Por Einat Rozenwasser
Cada porteño tiene su Buenos Aires. Está la de las largas avenidas, la del tango, la gastronómica, la de la noche y, también, la Buenos Aires de colores. Esa que quizás no todos miramos (o percibimos, que es recibir a través de los sentidos), y que presenta sus matices en cada temporada. Va pintando las calles, completa la paleta en ese devenir cíclico que mes a mes dibuja un cielo diferente a través de las copas de los árboles. Esta es una recorrida por la Buenos Aires en flor, la Buenos Aires que está dejando de ser rosa para convertirse en azul violáceo (o celeste o lila), y que en diciembre será amarilla, para volver a “sonrosarse” con el verano en pleno apogeo.
Antes de empezar el paseo habrá que decir que en su desarrollo pesa la ubicación geográfica. “En el hemisferio Sur los árboles tienen una mejor floración, a diferencia de lo que sucede al Norte, donde el entorno acompaña la foliación y los árboles desarrollan sus colores más lindos a través de las hojas, durante el otoño”, introduce la ingeniera agrónoma Graciela Barreiro, directora del Jardín Botánico. Y en ese sentido, el clima local es privilegiado (y todo por obra y gracia de la famosa humedad, que además de “matar”, el lugar común de las conversaciones, puede hacer estragos con las cabelleras femeninas). “Es que las flores no tienen frizz”, bromea la especialista. O quizás sí lo tengan (en definitiva, se trata del mismo principio activo y su consecuencia estética).
Esta es una Ciudad que fue pensada para ser arbolada, y así lo muestran los 370 mil ejemplares de alineación (los que acompañan calles, avenidas y bulevares) más los alrededor de 50 mil de los espacios verdes. “Diría que desde la época de Rosas se empezó a plantar con fuerza, y se mantuvo. Sarmiento fue un gran factor en todo esto porque trajo muchas ideas urbanísticas de Europa”, continúa Barreiro. Algo que continuaron Carlos Thays y otros paisajistas franceses de aquellos tiempos.
Arrancar directamente por las flores sería faltarle el respeto al verde clorofila de las frondosas copas que enmarcan las principales arterias de la ciudad durante (casi) todo el año. Y al marrón de los troncos añosos, que en cada grieta atesoran historia.

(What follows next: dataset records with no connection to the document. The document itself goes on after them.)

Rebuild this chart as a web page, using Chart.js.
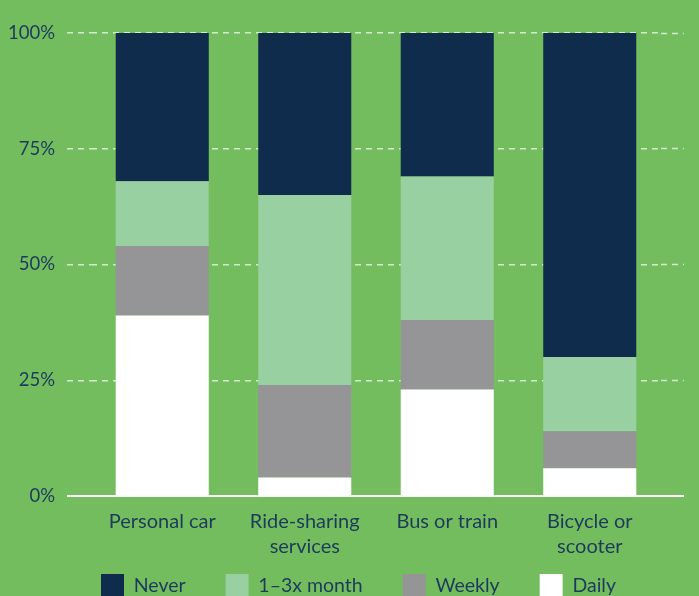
<!DOCTYPE html>
<html>
<head>
<meta charset="utf-8">
<script src="https://cdn.jsdelivr.net/npm/chart.js@4/dist/chart.umd.min.js"></script>
<style>
  html, body { margin: 0; padding: 0; overflow: hidden; background: #73bd5f; }
  #wrap { position: relative; width: 699px; height: 635px; }
</style>
</head>
<body>
<div id="wrap"><canvas id="c"></canvas></div>
<script>
// Modes of transport (multi-line labels where the text wraps)
const categories = [
  'Personal car',
  ['Ride-sharing', 'services'],
  'Bus or train',
  ['Bicycle or', 'scooter']
];

// Share of respondents (%) by frequency of use
const daily   = [39, 4, 23, 6];
const weekly  = [15, 20, 15, 8];
const monthly = [14, 41, 31, 16];
const never   = [32, 35, 31, 70];

const yTicks = [0, 25, 50, 75, 100];

const INK = '#1d3a5c';
const GRID = 'rgba(255,255,255,0.7)';

Chart.defaults.font.family = 'Lato, "Open Sans", sans-serif';
Chart.defaults.font.size = 19;
Chart.defaults.color = INK;

const isZero = (ctx) => ctx.tick && ctx.tick.value === 0;

// Pull the legend up so it sits closer to the category labels
// while keeping wide horizontal spacing between its items.
const legendLift = {
  id: 'legendLift',
  afterLayout(chart) {
    const lg = chart.legend;
    if (!lg) return;
    lg.top -= 28;
    lg.bottom -= 28;
    lg.left += 9;
    lg.right += 9;
  }
};

// Solid white baseline at 0%, running across the full width of the gridlines.
const baseline = {
  id: 'baseline',
  afterDatasetsDraw(chart) {
    const { ctx, scales } = chart;
    const y = Math.round(scales.y.getPixelForValue(0));
    const x1 = scales.y.right - scales.y.options.grid.tickLength;
    const x2 = scales.y2.left + scales.y2.options.grid.tickLength;
    ctx.save();
    ctx.strokeStyle = '#ffffff';
    ctx.lineWidth = 2;
    ctx.beginPath();
    ctx.moveTo(x1, y);
    ctx.lineTo(x2, y);
    ctx.stroke();
    ctx.restore();
  }
};

new Chart(document.getElementById('c'), {
  type: 'bar',
  data: {
    labels: categories,
    datasets: [
      { label: 'Daily',           data: daily,   backgroundColor: '#ffffff' },
      { label: 'Weekly',          data: weekly,  backgroundColor: '#959598' },
      { label: '1\u20133x month', data: monthly, backgroundColor: '#98d0a1' },
      { label: 'Never',           data: never,   backgroundColor: '#0f2c4d' }
    ]
  },
  plugins: [legendLift, baseline],
  options: {
    responsive: true,
    maintainAspectRatio: false,
    animation: false,
    layout: { padding: { top: 33, right: 0, left: 0, bottom: 0 } },
    datasets: {
      bar: { categoryPercentage: 1, barPercentage: 0.653, borderWidth: 0 }
    },
    plugins: {
      tooltip: { enabled: false },
      legend: {
        position: 'bottom',
        reverse: true,
        labels: {
          boxWidth: 23,
          boxHeight: 23,
          padding: 40,
          color: INK,
          font: { size: 19.5 }
        }
      }
    },
    scales: {
      x: {
        stacked: true,
        grid: { display: false },
        border: { display: false },
        ticks: {
          padding: 5,
          maxRotation: 0,
          autoSkip: false,
          color: INK,
          font: { size: 20, lineHeight: '25px' }
        },
        afterFit: (scale) => { scale.height = 66; }
      },
      y: {
        stacked: true,
        min: 0,
        max: 100,
        afterBuildTicks: (scale) => { scale.ticks = yTicks.map(v => ({ value: v })); },
        border: { display: false, dash: [6, 5] },
        grid: {
          color: (ctx) => isZero(ctx) ? 'rgba(0,0,0,0)' : GRID,
          lineWidth: 1.5,
          drawTicks: true,
          tickLength: 24,
          tickColor: GRID,
          tickWidth: (ctx) => isZero(ctx) ? 0 : 1.5,
          tickBorderDash: [6, 5]
        },
        ticks: {
          padding: 12,
          color: INK,
          font: { size: 18.5 },
          callback: (v) => v + '%'
        },
        afterFit: (scale) => { scale.width = 91; }
      },
      y2: {
        position: 'right',
        min: 0,
        max: 100,
        afterBuildTicks: (scale) => { scale.ticks = yTicks.map(v => ({ value: v })); },
        border: { display: false },
        grid: {
          drawOnChartArea: false,
          drawTicks: true,
          tickLength: 23,
          tickColor: GRID,
          tickWidth: (ctx) => isZero(ctx) ? 0 : 1.5,
          tickBorderDash: [6, 5]
        },
        ticks: { display: false },
        afterFit: (scale) => { scale.width = 38; }
      }
    }
  }
});
</script>
</body>
</html>
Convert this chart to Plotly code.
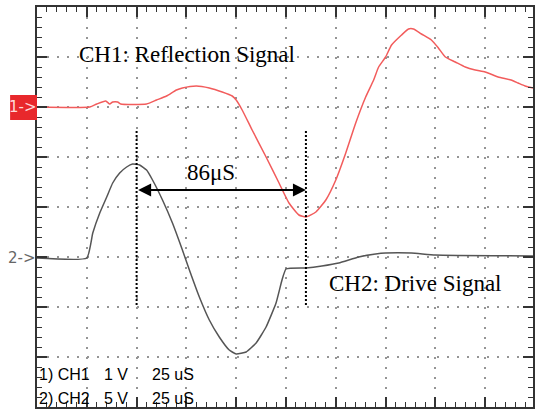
import plotly.graph_objects as go

# Time base: 25 us/div, CH1 1 V/div, CH2 5 V/div
ch1_t = [0, 26.5, 30, 34.5, 36.5, 38, 40.5, 42, 55, 60, 65, 70, 73, 80, 86.5, 93, 98, 100,
         103, 108, 115, 121.5, 126.5, 131.5, 135, 140, 145, 150, 155, 160, 165, 169, 171.5,
         175, 178, 183, 186.5, 189, 193, 198, 201.5, 205, 210, 215, 220, 225, 231.5, 238,
         241.5, 245, 249]
ch1_v = [0, 0, 0.06, 0.12, 0.06, 0.10, 0.10, 0.06, 0.06, 0.14, 0.22, 0.34, 0.38, 0.42, 0.38,
         0.30, 0.22, 0.14, -0.06, -0.46, -1.00, -1.52, -1.92, -2.16, -2.20, -2.10, -1.86,
         -1.46, -0.92, -0.32, 0.20, 0.54, 0.80, 1.00, 1.24, 1.44, 1.56, 1.56, 1.46, 1.34,
         1.18, 1.00, 0.90, 0.80, 0.74, 0.70, 0.60, 0.54, 0.48, 0.42, 0.38]

ch2_t = [0, 25, 28, 31.5, 35, 38, 41.5, 45, 48, 51.5, 55, 58, 63, 68, 73, 76.5, 81.5, 86.5,
         91.5, 96.5, 100, 105, 110, 115, 120, 123, 125, 135, 143, 151.5, 161.5, 170, 175,
         188, 200, 249]
ch2_v = [0, 0, 2.5, 4.5, 6.1, 7.5, 8.5, 9.1, 9.4, 9.3, 8.8, 7.8, 5.8, 3.5, 0.8, -1.2, -3.9,
         -6.2, -7.9, -9.2, -9.6, -9.4, -8.5, -6.9, -4.5, -2.2, -1.1, -1.0, -0.8, -0.5, 0.1,
         0.4, 0.5, 0.5, 0.3, 0.2]

CH1_SCALE = 1.0   # V/div
CH2_SCALE = 5.0   # V/div
CH1_REF = 6.0     # div from bottom
CH2_REF = 2.98

marker_t = [50, 135]   # cursor positions (us)
delta_label = "86μS"

y1 = [CH1_REF + v / CH1_SCALE for v in ch1_v]
y2 = [CH2_REF + v / CH2_SCALE for v in ch2_v]

fig = go.Figure()
fig.add_trace(go.Scatter(x=ch1_t, y=y1, mode="lines",
                         line=dict(color="#f25c5c", width=1.5, shape="spline", smoothing=0.5),
                         hoverinfo="skip"))
fig.add_trace(go.Scatter(x=ch2_t, y=y2, mode="lines",
                         line=dict(color="#555555", width=1.5, shape="spline", smoothing=0.4),
                         hoverinfo="skip"))

for t in marker_t:
    fig.add_shape(type="line", xref="x", yref="y", x0=t, x1=t, y0=2.04, y1=5.54,
                  line=dict(color="black", width=2, dash="2px,2px"))

fig.add_annotation(x=marker_t[1], y=4.34, ax=marker_t[0], ay=4.34, axref="x", ayref="y",
                   xref="x", yref="y", text="", showarrow=True, arrowside="end+start",
                   arrowhead=2, arrowsize=1.3, arrowwidth=2, arrowcolor="black",
                   standoff=0, startstandoff=0)

serif = dict(family="Liberation Serif", size=23, color="black")
fig.add_annotation(x=20, y=7.06, xref="x", yref="y", text="CH1: Reflection Signal",
                   showarrow=False, xanchor="left", yanchor="middle", font=serif)
fig.add_annotation(x=145.5, y=2.48, xref="x", yref="y", text="CH2: Drive Signal",
                   showarrow=False, xanchor="left", yanchor="middle", font=serif)
fig.add_annotation(x=87.5, y=4.7, xref="x", yref="y", text=delta_label,
                   showarrow=False, xanchor="center", yanchor="middle", font=serif)

sans = dict(family="Liberation Sans", size=16, color="black")
rows = [("1) CH1", "1 V", "25 uS", 0.66), ("2) CH2", "5 V", "25 uS", 0.18)]
for a, b, c, yy in rows:
    for txt, xx in ((a, 0), (b, 32.5), (c, 56.5)):
        fig.add_annotation(x=xx, y=yy, xref="x", yref="y", text=txt, showarrow=False,
                           xanchor="left", yanchor="middle", font=sans)

# channel reference markers
fig.add_shape(type="rect", xref="paper", yref="paper", x0=-27 / 498, x1=0,
              y0=(407 - 120) / 400, y1=(407 - 95) / 400,
              fillcolor="#e8282c", line=dict(width=0))
fig.add_annotation(xref="paper", yref="paper", x=-14 / 498, y=(407 - 107) / 400,
                   text="1->", showarrow=False, xanchor="center", yanchor="middle",
                   font=dict(family="DejaVu Sans", size=15, color="#ffd8d8"))
fig.add_annotation(xref="paper", yref="paper", x=-15 / 498, y=(407 - 258) / 400,
                   text="2->", showarrow=False, xanchor="center", yanchor="middle",
                   font=dict(family="DejaVu Sans", size=15, color="#666666"))

axis_common = dict(showticklabels=False, ticks="inside", ticklen=10, tickwidth=1.5,
                   tickcolor="#333333", showline=True, linecolor="#333333", linewidth=2,
                   mirror="ticks", zeroline=False, showgrid=True, gridcolor="#959595",
                   griddash="2px,8px", gridwidth=1.5, fixedrange=True)
fig.update_xaxes(range=[0, 249], tick0=0, dtick=25,
                 minor=dict(dtick=5, ticks="inside", ticklen=5, tickwidth=1,
                            tickcolor="#333333", showgrid=False), **axis_common)
fig.update_yaxes(range=[0, 8], tick0=0, dtick=1,
                 minor=dict(dtick=0.2, ticks="inside", ticklen=5, tickwidth=1,
                            tickcolor="#333333", showgrid=False), **axis_common)

fig.update_layout(width=535, height=410, margin=dict(l=37, r=0, t=7, b=3),
                  paper_bgcolor="white", plot_bgcolor="white", showlegend=False)

fig.write_html("out.html")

Cuando el naranja sol disipa los fríos del invierno aparece el rosado de los Lapachos. “La floración es entre agosto y septiembre. Están en Plaza Italia, en el Parque Tres de Febrero. Entre todos destaco el de Mariscal Castillo y Figueroa Alcorta, es un espacio privado pero a la vista de todos”, recomienda Barreiro.
En octubre explota el nacionalísimo ceibo y su flor roja rabiosa, furiosa, pura sensualidad, pasión. “En este caso no hay alineación. Se pueden ver en la Plaza Sicilia, en diagonal a la entrada del Rosedal, o en Plaza Lavalle, frente a la sinagoga, donde se ubica uno chico pero siempre lleno de flores”, apunta su colega Gabriela Benito, curadora del Botánico.
A mediados de noviembre irrumpe el lila o azulceleste del jacarandá (y cómo no cantarle a la infancia que al este y al oeste llueve lloverá). “En San Juan y Bernardo de Irigoyen, la avenida Sarmiento”, repasa Barreiro. Y el universo sensorial se trenza con la historia de una quimera. “En botánica se llama así a una transformación súbita de un color o una forma –explica ahora–. En Belgrano 940 hay un ejemplar con una rama que da flores blancas, no sé si habrá resistido la poda”.
En diciembre lloran las Tipas (“es la chicharrita de la espuma que emite una sustancia para preparar el nido, y gotea”, simplifican casi a coro). Y luego se cubren de amarillo. Una postal que bien conocen los vecinos de las avenidas Pedro Goyena y Melián, donde la arboleda funde en túnel. O los que pasan frente a Lola Mora, en Costanera Sur.
En enero se suman los Ibirá Pitá, también amarillos (el punto estratégico, en 9 de Julio y Moreno, además de la vista clásica de la residencia de Olivos). Febrero vuelve a ser rosa o blanco con el entrañable palo borracho (a modo de ejemplo, el gigante de Libertador y Sarmiento). Enemigo de las veredas, el nombre popular que alude a la barriga ¿cervecera? despierta risas entre los extranjeros. “Es que no en todos lados es así. En las selvas húmedas son estilizados y altos, nada que ver con los de acá”, ilustra Barreiro.